◆ WHAT THE EXERCISE ASKS ◆
Output the first line of the listing and each line after it, up to and including the line that contains "anchor=base] (nettverk) at", exactly as written, minus the pictures.

◆ DATA SEGMENT ◆
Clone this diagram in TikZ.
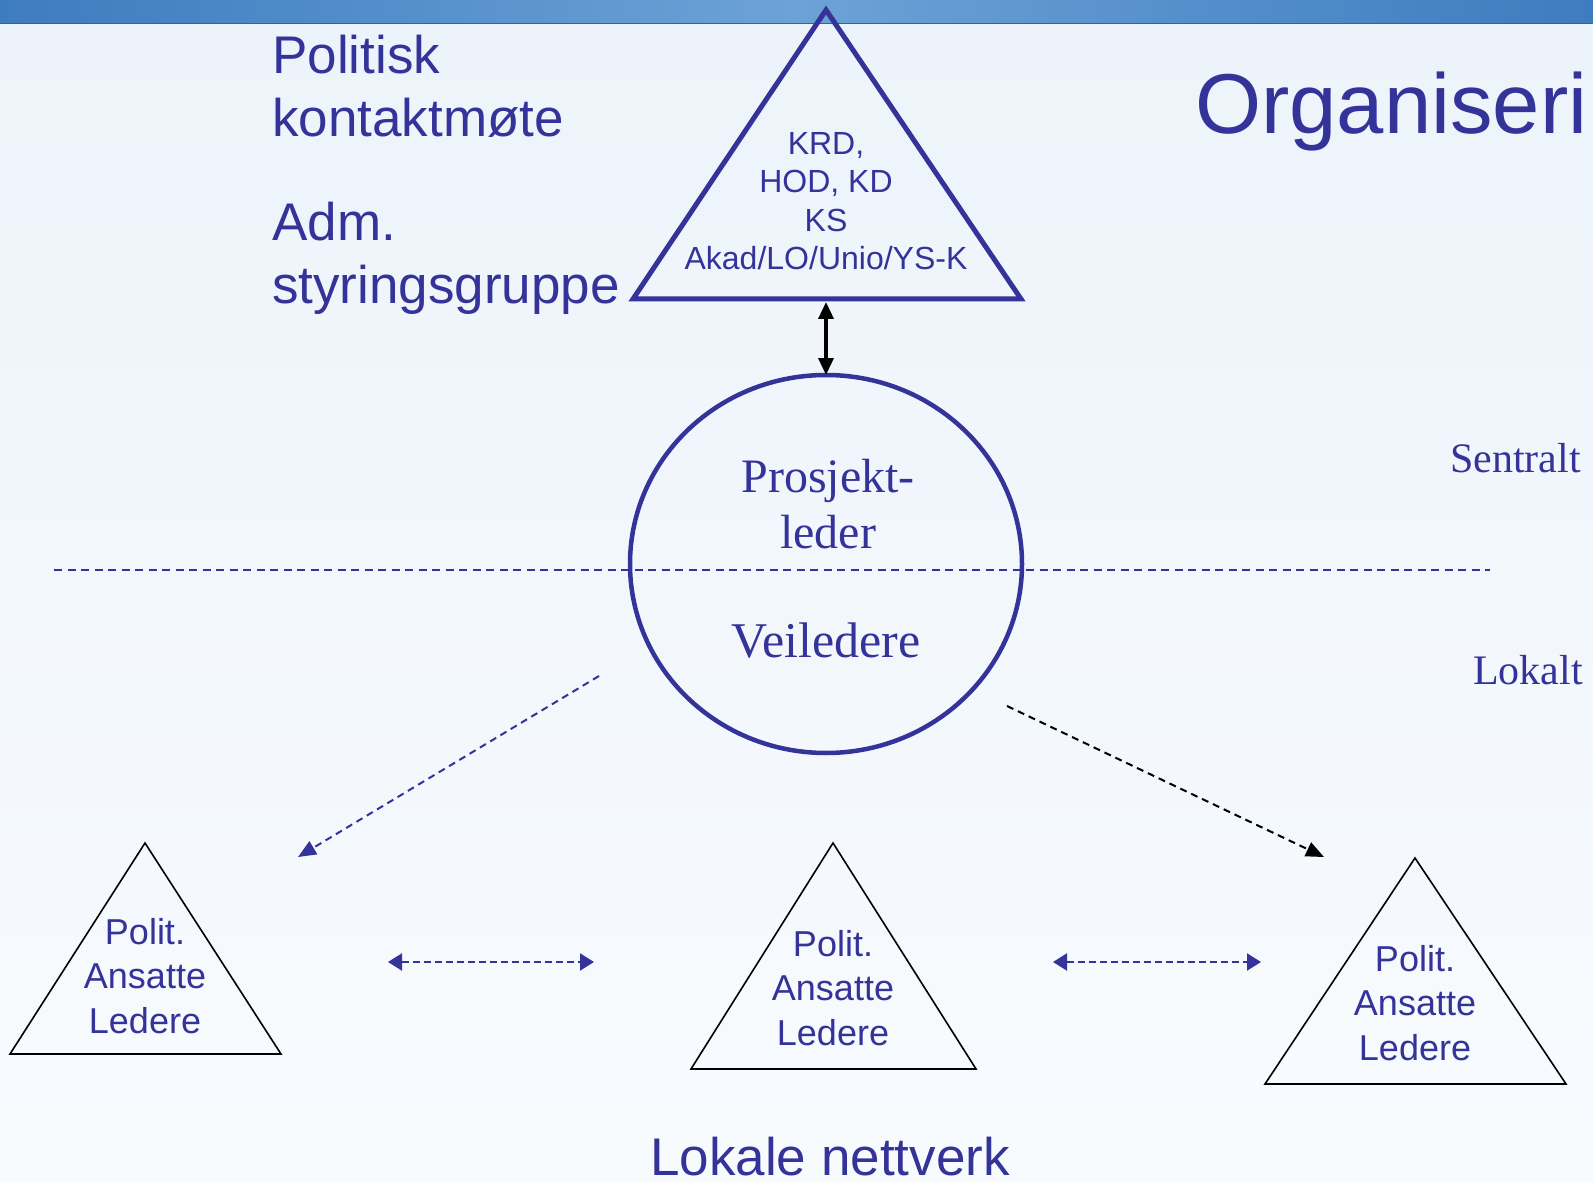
\documentclass[tikz,border=0pt]{standalone}
\usepackage{fontspec}
\setmainfont{Liberation Sans}
\newfontfamily\timesfont{Liberation Serif}
\usetikzlibrary{arrows.meta,shapes.geometric}

\definecolor{slideblue}{RGB}{51,51,153}
\definecolor{barblue}{RGB}{62,124,192}
\definecolor{barlight}{RGB}{108,162,214}
\definecolor{bgtop}{RGB}{236,243,250}
\definecolor{bgbot}{RGB}{248,251,254}

\tikzset{
  heading/.style={text=slideblue, font=\fontsize{53}{63}\selectfont, inner sep=0pt, align=left},
  members/.style={text=slideblue, font=\fontsize{32}{38.5}\selectfont, inner sep=0pt, align=center},
  lokal/.style={text=slideblue, font=\fontsize{36}{44.5}\selectfont, inner sep=0pt, align=center},
  serif/.style={text=slideblue, font=\timesfont\fontsize{48}{56}\selectfont, inner sep=0pt, align=center},
  level/.style={text=slideblue, font=\timesfont\fontsize{42}{50}\selectfont, inner sep=0pt},
  bigtip/.style={-{Triangle[length=18pt,width=15pt]}},
  smalltip/.style={{Triangle[length=14pt,width=17pt]}-{Triangle[length=14pt,width=17pt]}},
}

\begin{document}
\begin{tikzpicture}[x=1pt,y=-1pt]
    \useasboundingbox (0,0) rectangle (1593,1182);
    \clip (0,0) rectangle (1593,1182);

    % background and top bar
    \shade[top color=bgtop, bottom color=bgbot] (0,0) rectangle (1593,1182);
    \shade[left color=barblue, right color=barblue, middle color=barlight] (0,0) rectangle (1593,24);
    \draw[barblue!80!black, line width=1pt] (0,24) -- (1593,24);

    % headings
    \node[heading, anchor=base west] (pkm) at (272,137) {Politisk\\kontaktmøte};
    \node[heading, anchor=base west] (asg) at (272,304) {Adm.\\styringsgruppe};
    \node[text=slideblue, font=\fontsize{85}{90}\selectfont, inner sep=0pt, anchor=base west] (title) at (1195,134) {Organiseri};
    \node[level, anchor=base east] (sentralt) at (1581,472) {Sentralt};
    \node[level, anchor=base east] (lokalt) at (1583,684) {Lokalt};
    \node[heading, anchor=base] (nettverk) at (830,1175) {Lokale nettverk};

    % central level
    \draw[slideblue, line width=5pt]
    (826,10) coordinate (ktop) -- (1021,299) coordinate (kright) -- (633,299) coordinate (kleft) -- cycle;
    \coordinate (kbase) at (826,302);
    \node[members] (kmembers) at (826,201) {KRD,\\HOD, KD\\KS\\Akad/LO/Unio/YS-K};

    \draw[slideblue, line width=2pt, dash pattern=on 8pt off 5.5pt] (54,570) -- (1490,570);

    \node[ellipse, draw=slideblue, line width=4.5pt, minimum width=392pt, minimum height=378pt, inner sep=0pt, outer sep=0pt] (pl) at (826,564) {};
    \node[serif] (prosjekt) at (828,504) {Prosjekt-\\leder};
    \node[serif, font=\timesfont\fontsize{50}{56}\selectfont] (veil) at (826,641) {Veiledere};

    \draw[black, line width=3.5pt, {Triangle[length=17pt,width=15pt]}-{Triangle[length=17pt,width=15pt]}] (kbase) -- (pl.north);

    % local networks
    \draw[line width=1.6pt] (145,843) -- (281,1054) -- (10,1054) -- cycle;
    \draw[line width=1.6pt] (833,843) -- (976,1069) -- (691,1069) -- cycle;
    \draw[line width=1.6pt] (1415,858) -- (1566,1084) -- (1265,1084) -- cycle;
    \node[lokal] (netleft) at (145,976) {Polit.\\Ansatte\\Ledere};
    \node[lokal] (netmid) at (833,988) {Polit.\\Ansatte\\Ledere};
    \node[lokal] (netright) at (1415,1003) {Polit.\\Ansatte\\Ledere};

    \coordinate (vleft) at (599,676);
    \coordinate (nleft) at (298,857);
    \coordinate (vright) at (1007,706);
    \coordinate (nright) at (1324,857);
    \draw[slideblue, line width=2pt, dash pattern=on 7pt off 5pt, bigtip] (vleft) -- (nleft);
    \draw[black, line width=2pt, dash pattern=on 7pt off 5pt, bigtip] (vright) -- (nright);

    \coordinate (hl1) at (388,962);
    \coordinate (hl2) at (594,962);
    \coordinate (hr1) at (1053,962);
    \coordinate (hr2) at (1261,962);
    \draw[slideblue, line width=2pt, dash pattern=on 7pt off 4pt, smalltip] (hl1) -- (hl2);
    \draw[slideblue, line width=2pt, dash pattern=on 7pt off 4pt, smalltip] (hr1) -- (hr2);
\end{tikzpicture}
\end{document}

◆ TASK ANSWER ◆
Clone this diagram in TikZ.
\documentclass[tikz,border=0pt]{standalone}
\usepackage{fontspec}
\setmainfont{Liberation Sans}
\newfontfamily\timesfont{Liberation Serif}
\usetikzlibrary{arrows.meta,shapes.geometric}

\definecolor{slideblue}{RGB}{51,51,153}
\definecolor{barblue}{RGB}{62,124,192}
\definecolor{barlight}{RGB}{108,162,214}
\definecolor{bgtop}{RGB}{236,243,250}
\definecolor{bgbot}{RGB}{248,251,254}

\tikzset{
  heading/.style={text=slideblue, font=\fontsize{53}{63}\selectfont, inner sep=0pt, align=left},
  members/.style={text=slideblue, font=\fontsize{32}{38.5}\selectfont, inner sep=0pt, align=center},
  lokal/.style={text=slideblue, font=\fontsize{36}{44.5}\selectfont, inner sep=0pt, align=center},
  serif/.style={text=slideblue, font=\timesfont\fontsize{48}{56}\selectfont, inner sep=0pt, align=center},
  level/.style={text=slideblue, font=\timesfont\fontsize{42}{50}\selectfont, inner sep=0pt},
  bigtip/.style={-{Triangle[length=18pt,width=15pt]}},
  smalltip/.style={{Triangle[length=14pt,width=17pt]}-{Triangle[length=14pt,width=17pt]}},
}

\begin{document}
\begin{tikzpicture}[x=1pt,y=-1pt]
    \useasboundingbox (0,0) rectangle (1593,1182);
    \clip (0,0) rectangle (1593,1182);

    % background and top bar
    \shade[top color=bgtop, bottom color=bgbot] (0,0) rectangle (1593,1182);
    \shade[left color=barblue, right color=barblue, middle color=barlight] (0,0) rectangle (1593,24);
    \draw[barblue!80!black, line width=1pt] (0,24) -- (1593,24);

    % headings
    \node[heading, anchor=base west] (pkm) at (272,137) {Politisk\\kontaktmøte};
    \node[heading, anchor=base west] (asg) at (272,304) {Adm.\\styringsgruppe};
    \node[text=slideblue, font=\fontsize{85}{90}\selectfont, inner sep=0pt, anchor=base west] (title) at (1195,134) {Organiseri};
    \node[level, anchor=base east] (sentralt) at (1581,472) {Sentralt};
    \node[level, anchor=base east] (lokalt) at (1583,684) {Lokalt};
    \node[heading, anchor=base] (nettverk) at (830,1175) {Lokale nettverk};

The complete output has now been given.